Start

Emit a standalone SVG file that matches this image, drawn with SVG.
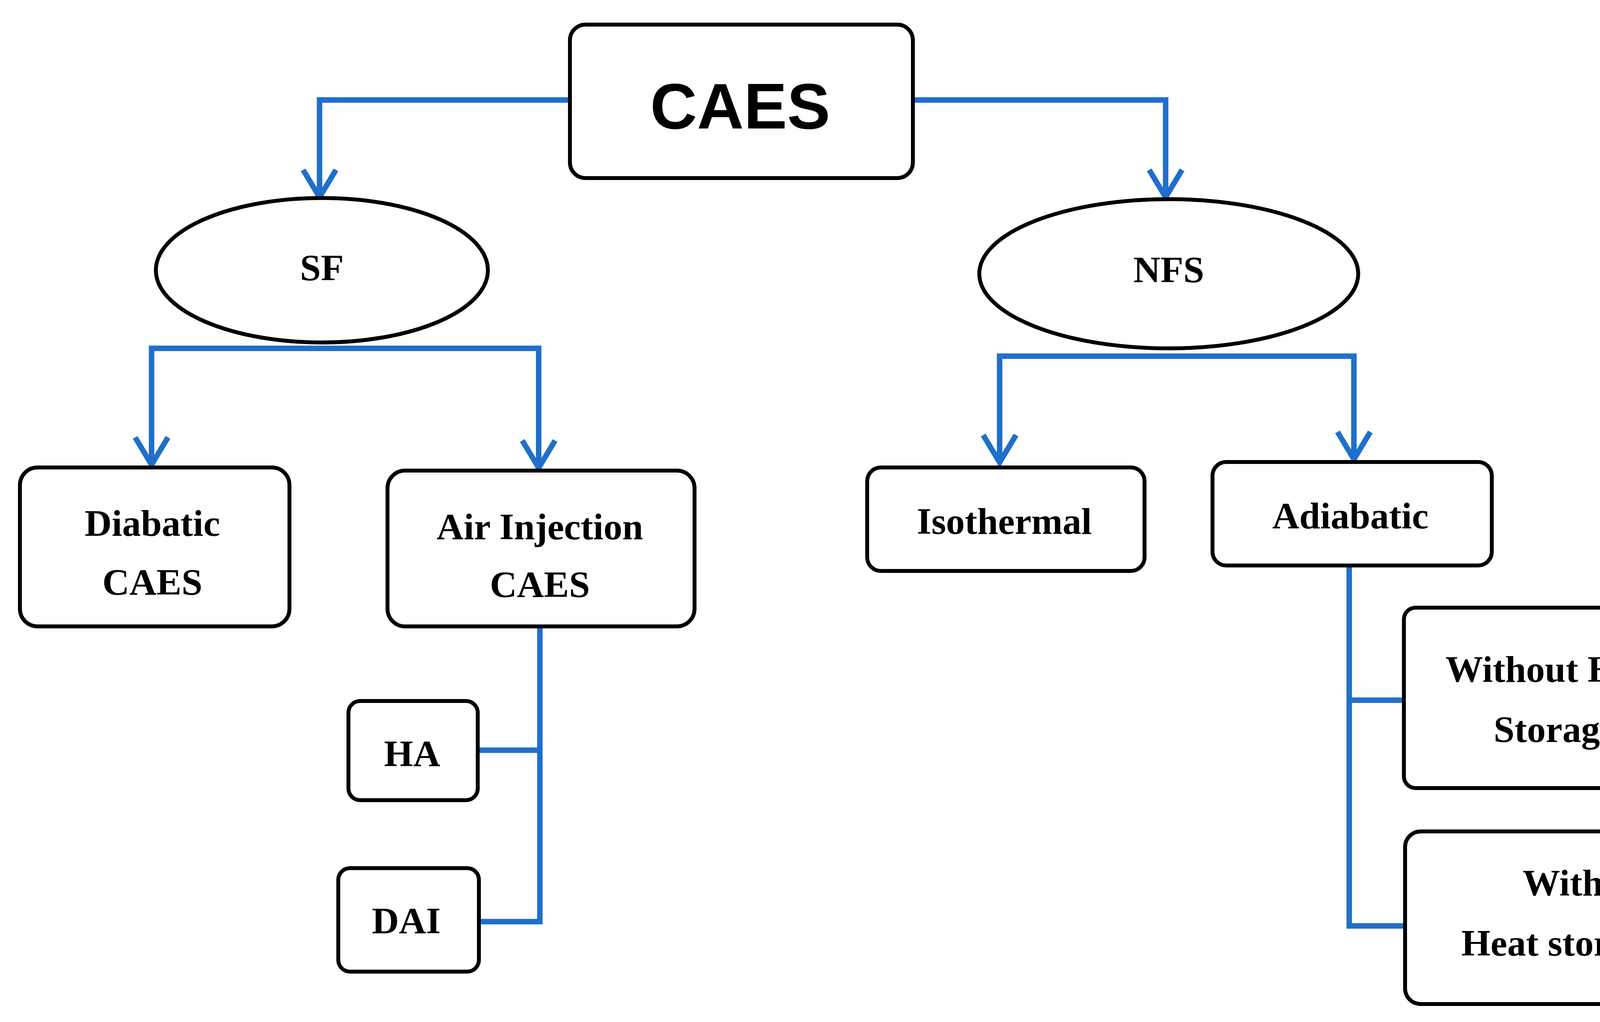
<svg xmlns="http://www.w3.org/2000/svg" width="4444" height="2617" viewBox="0 0 4444 2617">
<style>
.b{fill:#fff;stroke:#000;stroke-width:10}
.c{fill:none;stroke:#1f6fcc;stroke-width:14}
.t{font-family:"Liberation Serif",serif;font-weight:bold;font-size:96px;text-anchor:middle;dominant-baseline:central;fill:#000}
</style>
<defs>
<marker id="a" markerUnits="userSpaceOnUse" viewBox="-80 -60 100 120" markerWidth="100" markerHeight="120" refX="0" refY="0" orient="auto">
<path d="M-70,-42 L0,0 L-70,42" fill="none" stroke="#1f6fcc" stroke-width="14"/>
</marker>
</defs>
<rect width="4444" height="2617" fill="#fff"/>
<g id="connectors">
<path class="c" d="M1459,256 H818 V505" marker-end="url(#a)"/>
<path class="c" d="M2337,256 H2984 V505" marker-end="url(#a)"/>
<path class="c" d="M824,892 H388 V1190" marker-end="url(#a)"/>
<path class="c" d="M824,892 H1379 V1198" marker-end="url(#a)"/>
<path class="c" d="M2992,912 H2559 V1184" marker-end="url(#a)"/>
<path class="c" d="M2992,912 H3466 V1176" marker-end="url(#a)"/>
<path class="c" d="M1382,1604 V2360 H1226 M1382,1921 H1223"/>
<path class="c" d="M3454,1448 V2371 H3597 M3454,1793 H3597"/>
</g>
<g id="caes"><rect class="b" x="1459" y="63" width="878" height="393" rx="40"/><text class="t" x="1895" y="271" style="font-family:'Liberation Sans',sans-serif;font-size:166px">CAES</text></g>
<g id="sf"><ellipse class="b" cx="824" cy="692" rx="425" ry="185"/><text class="t" x="824" y="685" font-size="104">SF</text></g>
<g id="nfs"><ellipse class="b" cx="2992" cy="701" rx="485" ry="191"/><text class="t" x="2992" y="690">NFS</text></g>
<g id="diabatic"><rect class="b" x="51" y="1197" width="690" height="407" rx="45"/><text class="t" x="390" y="1339">Diabatic</text><text class="t" x="390" y="1490">CAES</text></g>
<g id="airinj"><rect class="b" x="992" y="1205" width="786" height="399" rx="45"/><text class="t" x="1382" y="1348">Air Injection</text><text class="t" x="1382" y="1496">CAES</text></g>
<g id="iso"><rect class="b" x="2220" y="1197" width="710" height="265" rx="35"/><text class="t" x="2571" y="1334">Isothermal</text></g>
<g id="adia"><rect class="b" x="3104" y="1183" width="715" height="265" rx="35"/><text class="t" x="3457" y="1320">Adiabatic</text></g>
<g id="ha"><rect class="b" x="892" y="1795" width="331" height="254" rx="30"/><text class="t" x="1055" y="1929">HA</text></g>
<g id="dai"><rect class="b" x="866" y="2223" width="360" height="265" rx="30"/><text class="t" x="1040" y="2357">DAI</text></g>
<g id="without"><rect class="b" x="3594" y="1556" width="781" height="462" rx="30"/><text class="t" x="3981" y="1713">Without Heat</text><text class="t" x="3981" y="1867">Storage</text></g>
<g id="with"><rect class="b" x="3597" y="2129" width="809" height="442" rx="40"/><text class="t" x="4001" y="2260">With</text><text class="t" x="4001" y="2414">Heat storage</text></g>
</svg>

End

- _Exercise task_: Pictures are to be left out; repeat all the remaining data exactly.

- _Finished answer_:
Emit a standalone SVG file that matches this image, drawn with SVG.
<svg xmlns="http://www.w3.org/2000/svg" width="4444" height="2617" viewBox="0 0 4444 2617">
<style>
.b{fill:#fff;stroke:#000;stroke-width:10}
.c{fill:none;stroke:#1f6fcc;stroke-width:14}
.t{font-family:"Liberation Serif",serif;font-weight:bold;font-size:96px;text-anchor:middle;dominant-baseline:central;fill:#000}
</style>
<defs>
<marker id="a" markerUnits="userSpaceOnUse" viewBox="-80 -60 100 120" markerWidth="100" markerHeight="120" refX="0" refY="0" orient="auto">
<path d="M-70,-42 L0,0 L-70,42" fill="none" stroke="#1f6fcc" stroke-width="14"/>
</marker>
</defs>
<rect width="4444" height="2617" fill="#fff"/>
<g id="connectors">
<path class="c" d="M1459,256 H818 V505" marker-end="url(#a)"/>
<path class="c" d="M2337,256 H2984 V505" marker-end="url(#a)"/>
<path class="c" d="M824,892 H388 V1190" marker-end="url(#a)"/>
<path class="c" d="M824,892 H1379 V1198" marker-end="url(#a)"/>
<path class="c" d="M2992,912 H2559 V1184" marker-end="url(#a)"/>
<path class="c" d="M2992,912 H3466 V1176" marker-end="url(#a)"/>
<path class="c" d="M1382,1604 V2360 H1226 M1382,1921 H1223"/>
<path class="c" d="M3454,1448 V2371 H3597 M3454,1793 H3597"/>
</g>
<g id="caes"><rect class="b" x="1459" y="63" width="878" height="393" rx="40"/><text class="t" x="1895" y="271" style="font-family:'Liberation Sans',sans-serif;font-size:166px">CAES</text></g>
<g id="sf"><ellipse class="b" cx="824" cy="692" rx="425" ry="185"/><text class="t" x="824" y="685" font-size="104">SF</text></g>
<g id="nfs"><ellipse class="b" cx="2992" cy="701" rx="485" ry="191"/><text class="t" x="2992" y="690">NFS</text></g>
<g id="diabatic"><rect class="b" x="51" y="1197" width="690" height="407" rx="45"/><text class="t" x="390" y="1339">Diabatic</text><text class="t" x="390" y="1490">CAES</text></g>
<g id="airinj"><rect class="b" x="992" y="1205" width="786" height="399" rx="45"/><text class="t" x="1382" y="1348">Air Injection</text><text class="t" x="1382" y="1496">CAES</text></g>
<g id="iso"><rect class="b" x="2220" y="1197" width="710" height="265" rx="35"/><text class="t" x="2571" y="1334">Isothermal</text></g>
<g id="adia"><rect class="b" x="3104" y="1183" width="715" height="265" rx="35"/><text class="t" x="3457" y="1320">Adiabatic</text></g>
<g id="ha"><rect class="b" x="892" y="1795" width="331" height="254" rx="30"/><text class="t" x="1055" y="1929">HA</text></g>
<g id="dai"><rect class="b" x="866" y="2223" width="360" height="265" rx="30"/><text class="t" x="1040" y="2357">DAI</text></g>
<g id="without"><rect class="b" x="3594" y="1556" width="781" height="462" rx="30"/><text class="t" x="3981" y="1713">Without Heat</text><text class="t" x="3981" y="1867">Storage</text></g>
<g id="with"><rect class="b" x="3597" y="2129" width="809" height="442" rx="40"/><text class="t" x="4001" y="2260">With</text><text class="t" x="4001" y="2414">Heat storage</text></g>
</svg>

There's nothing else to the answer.